Araştırmacı Yazar Ali Avgın, Maraş Mevlevihanesi’nin yeniden inşa edilmesinin gerektiğini belirterek kaleme aldığı kitaplar hakkında bilgiler verdi.
‘’Handuvarlarına, Maraşlı Şeyhoğlu Satılmış hasbel kader eğer; Antepli Şeyhoğlu Satılmışım ben, diye yazsaydı. Neler olmazdı. Nice Televizyon dizileri, sinema filmleri ve romanlar yazılırdı.’’ Diyerek sitemde bulunan Araştırmacı Yazar Avgın, Maraş Mevlevihanesi yeniden bu şehre yeniden kazandırılmalıdır.’’ dedi.

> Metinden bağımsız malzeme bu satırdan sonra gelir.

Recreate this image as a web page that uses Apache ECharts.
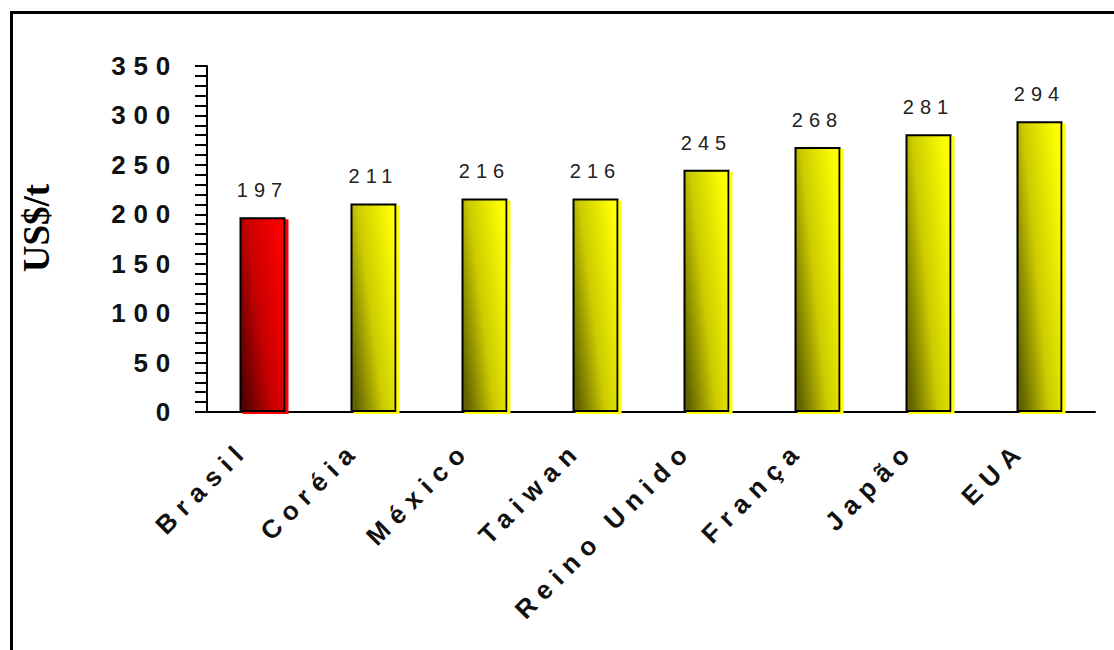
<!DOCTYPE html>
<html>
<head>
<meta charset="utf-8">
<script src="https://cdn.jsdelivr.net/npm/echarts@6/dist/echarts.min.js"></script>
<style>
  html, body { margin: 0; padding: 0; background: #fff; }
  #chart { width: 1114px; height: 650px; }
  /* the old chart uses wide letter spacing on all sans labels */
  #chart text { letter-spacing: 0.3em; }
  #chart text[style*="Serif"] { letter-spacing: 0; }
</style>
</head>
<body>
<div id="chart"></div>
<script>
// =====================
// data
// =====================

const countries = ["Brasil", "Coréia", "México", "Taiwan", "Reino Unido", "França", "Japão", "EUA"];
const prices = [197, 211, 216, 216, 245, 268, 281, 294];
const highlighted = "Brasil";

const yTicks = { min: 0, max: 350, interval: 50 };

// =====================
// colours
// =====================

function barFill(dark, mid, bright) {
  return {
    type: "linear",
    x: 0, y: 0.8, x2: 1, y2: 0.2,
    colorStops: [
      { offset: 0, color: dark },
      { offset: 0.45, color: mid },
      { offset: 1, color: bright },
    ],
  };
}

const redFill = barFill("#560000", "#c80000", "#ff0000");
const yellowFill = barFill("#626200", "#cccc00", "#ffff00");

const sansFont = "'Liberation Sans', Arial, sans-serif";

// =====================
// chart
// =====================

const chart = echarts.init(document.getElementById("chart"), null, { renderer: "svg" });

chart.setOption({
  animation: false,
  backgroundColor: "#fff",

  graphic: [
    {
      type: "rect",
      shape: { x: 11.5, y: 12.5, width: 1200, height: 800 },
      style: { fill: null, stroke: "#000", lineWidth: 3 },
      silent: true,
    },
  ],

  grid: {
    left: 207,
    right: 19,
    top: 66,
    bottom: 238,
  },

  xAxis: {
    type: "category",
    data: countries,
    axisLine: { lineStyle: { color: "#000", width: 2 } },
    axisTick: { length: 12, lineStyle: { color: "#000", width: 2 } },
    axisLabel: {
      interval: 0,
      rotate: 45,
      margin: 15,
      padding: [0, 26, 0, 0],
      color: "#111",
      fontFamily: sansFont,
      fontWeight: "bold",
      fontSize: 26,
    },
  },

  yAxis: {
    type: "value",
    min: yTicks.min,
    max: yTicks.max,
    interval: yTicks.interval,
    name: "US$/t",
    nameLocation: "middle",
    nameGap: 152,
    nameTextStyle: {
      color: "#000",
      fontFamily: "'Liberation Serif', 'Times New Roman', serif",
      fontWeight: "bold",
      fontSize: 37,
      padding: [0, 0, 0, 22],
    },
    splitLine: { show: false },
    axisLine: { show: true, lineStyle: { color: "#000", width: 2 } },
    axisTick: { show: true, length: 12, lineStyle: { color: "#000", width: 2 } },
    minorTick: { show: true, splitNumber: 5, length: 12, lineStyle: { color: "#000", width: 2 } },
    axisLabel: {
      margin: 29,
      color: "#111",
      fontFamily: sansFont,
      fontWeight: "bold",
      fontSize: 26,
    },
  },

  series: [
    {
      type: "bar",
      barWidth: 46,
      data: prices.map((v, i) => {
        const isRed = countries[i] === highlighted;
        return {
          value: v,
          itemStyle: {
            color: isRed ? redFill : yellowFill,
            shadowColor: isRed ? "#ff0000" : "#ffff00",
          },
        };
      }),
      itemStyle: {
        borderColor: "#000",
        borderWidth: 2,
        shadowBlur: 0,
        shadowOffsetX: 3,
        shadowOffsetY: 2,
      },
      label: {
        show: true,
        position: "top",
        distance: 17,
        color: "#222",
        fontFamily: sansFont,
        fontSize: 20,
      },
    },
  ],
});
</script>
</body>
</html>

Han Duvarları Kalbe Düşen Kor Romanında , Şeyh Selim
Efendi’nin şahsında da Mevlevi gelenekleri, usulleri, ritüelleri, musikileri ve
dervişlerin yaşantılarını nasıldır,
Bununla birlikte 110 yıl önceki Maraşın
sosyal dokusunu, idarecilerini Maraşın sokaklarını çarşılarını insan portrelerini
anlattıklarını belirten Ali Avgın şunları söyledi: ‘’ Mecazi aşk ve ilahi aşk
kavramlarını, romanımızda herkesin anlayacağı sade bir dille ve heyecan verici
bir kurgu ile, zaman zaman gözyaşlarınızı tutamayacağınız bir kurgu ile kaleme
aldık.Maraşlı Şeyhoğlu satılmışa Kahramanmaraşlılar olarak sahiplenmemiz
gerektiğini düşünüyorum. Geleceğe taşıyacağımız kültürel bir mirasımız olarak
görüyorum.’’
Program hatıra fotoğrafı ve hediye takdimi ile son buldu.